GIVEN REQUEST:
Transcribe all the entries word for word, skipping the pictures.

────

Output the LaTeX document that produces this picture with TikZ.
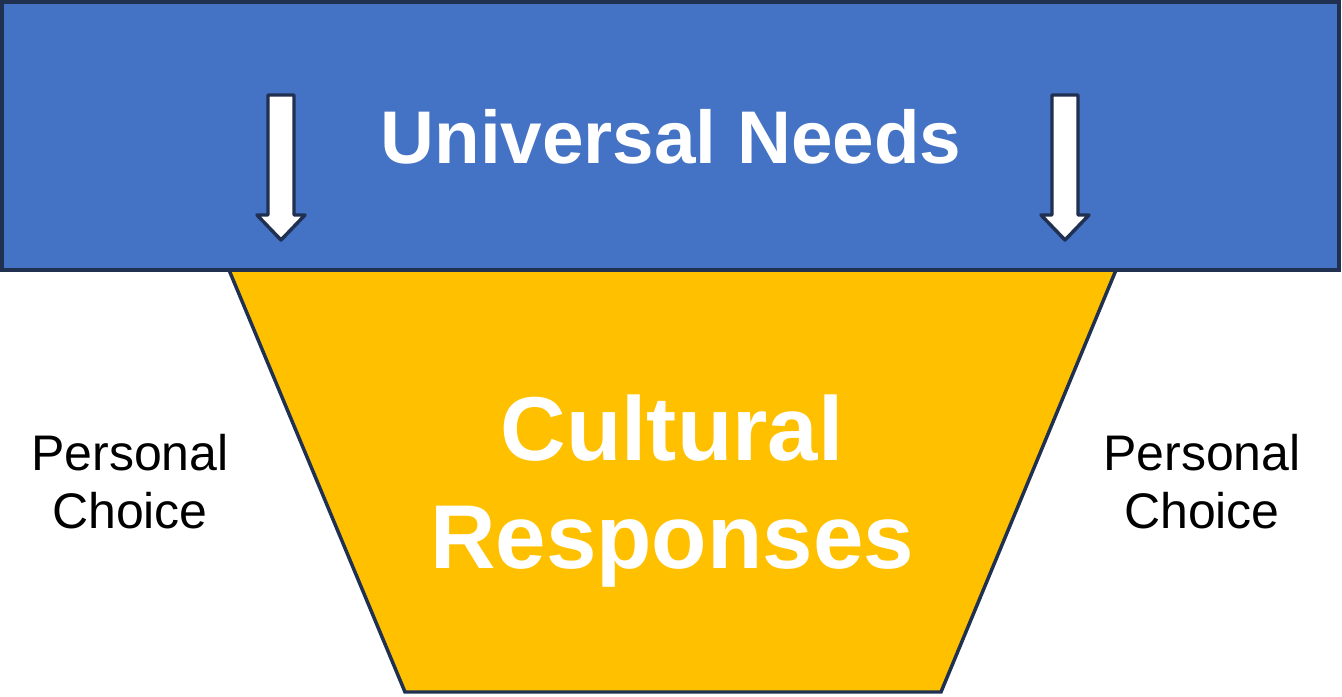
\documentclass[tikz,border=0pt]{standalone}
\usepackage{fontspec}
\setmainfont{Liberation Sans}
\definecolor{bluefill}{HTML}{4472C4}
\definecolor{navy}{HTML}{1F3050}
\definecolor{gold}{HTML}{FFC000}
\begin{document}
\begin{tikzpicture}[x=0.75pt,y=-0.75pt,
  box/.style={draw=navy,line width=2.6pt,line join=miter},
  downarrow/.style={draw=navy,fill=white,line width=2.6pt,line join=round},
  bigtext/.style={text=white,font=\bfseries\fontsize{56}{67}\selectfont,anchor=base},
  culttext/.style={text=white,font=\bfseries\fontsize{68}{81}\selectfont,anchor=base},
  sidetext/.style={text=black,font=\fontsize{37.5}{43.5}\selectfont,anchor=base}]
\useasboundingbox (0,0) rectangle (1342,696);
% trapezoid
\path[box,fill=gold] (229,270) -- (1116,270) -- (941,692) -- (405,692) -- cycle;
% top bar
\path[box,fill=bluefill] (2,2) rectangle (1339,270);
% arrows
\path[downarrow] (268,95) -- (294,95) -- (294,215) -- (305,215) -- (281,240) -- (257,215) -- (268,215) -- cycle;
\path[downarrow] (1052,95) -- (1078,95) -- (1078,215) -- (1089,215) -- (1065,240) -- (1041,215) -- (1052,215) -- cycle;
% texts
\node[bigtext] (un) at (671,163) {Universal Needs};
\node[culttext] (c1) at (672,460) {Cultural};
\node[culttext] (c2) at (672,568) {Responses};
\node[sidetext] (pl1) at (130,470) {Personal};
\node[sidetext] (pl2) at (130,528) {Choice};
\node[sidetext] (pr1) at (1202,470) {Personal};
\node[sidetext] (pr2) at (1202,528) {Choice};
\end{tikzpicture}
\end{document}
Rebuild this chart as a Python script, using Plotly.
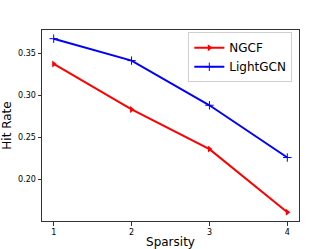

────

ANSWER TO THE TASK:
Output the LaTeX document that produces this picture with TikZ.
\documentclass[tikz,border=0pt]{standalone}
\usepackage{fontspec}
\setmainfont{Liberation Sans}
\definecolor{bluefill}{HTML}{4472C4}
\definecolor{navy}{HTML}{1F3050}
\definecolor{gold}{HTML}{FFC000}
\begin{document}
\begin{tikzpicture}[x=0.75pt,y=-0.75pt,
  box/.style={draw=navy,line width=2.6pt,line join=miter},
  downarrow/.style={draw=navy,fill=white,line width=2.6pt,line join=round},
  bigtext/.style={text=white,font=\bfseries\fontsize{56}{67}\selectfont,anchor=base},
  culttext/.style={text=white,font=\bfseries\fontsize{68}{81}\selectfont,anchor=base},
  sidetext/.style={text=black,font=\fontsize{37.5}{43.5}\selectfont,anchor=base}]
\useasboundingbox (0,0) rectangle (1342,696);
% trapezoid
\path[box,fill=gold] (229,270) -- (1116,270) -- (941,692) -- (405,692) -- cycle;
% top bar
\path[box,fill=bluefill] (2,2) rectangle (1339,270);
% arrows
\path[downarrow] (268,95) -- (294,95) -- (294,215) -- (305,215) -- (281,240) -- (257,215) -- (268,215) -- cycle;
\path[downarrow] (1052,95) -- (1078,95) -- (1078,215) -- (1089,215) -- (1065,240) -- (1041,215) -- (1052,215) -- cycle;
% texts
\node[bigtext] (un) at (671,163) {Universal Needs};
\node[culttext] (c1) at (672,460) {Cultural};
\node[culttext] (c2) at (672,568) {Responses};
\node[sidetext] (pl1) at (130,470) {Personal};
\node[sidetext] (pl2) at (130,528) {Choice};
\node[sidetext] (pr1) at (1202,470) {Personal};
\node[sidetext] (pr2) at (1202,528) {Choice};
\end{tikzpicture}
\end{document}
Rebuild this chart as a Python script, using Plotly.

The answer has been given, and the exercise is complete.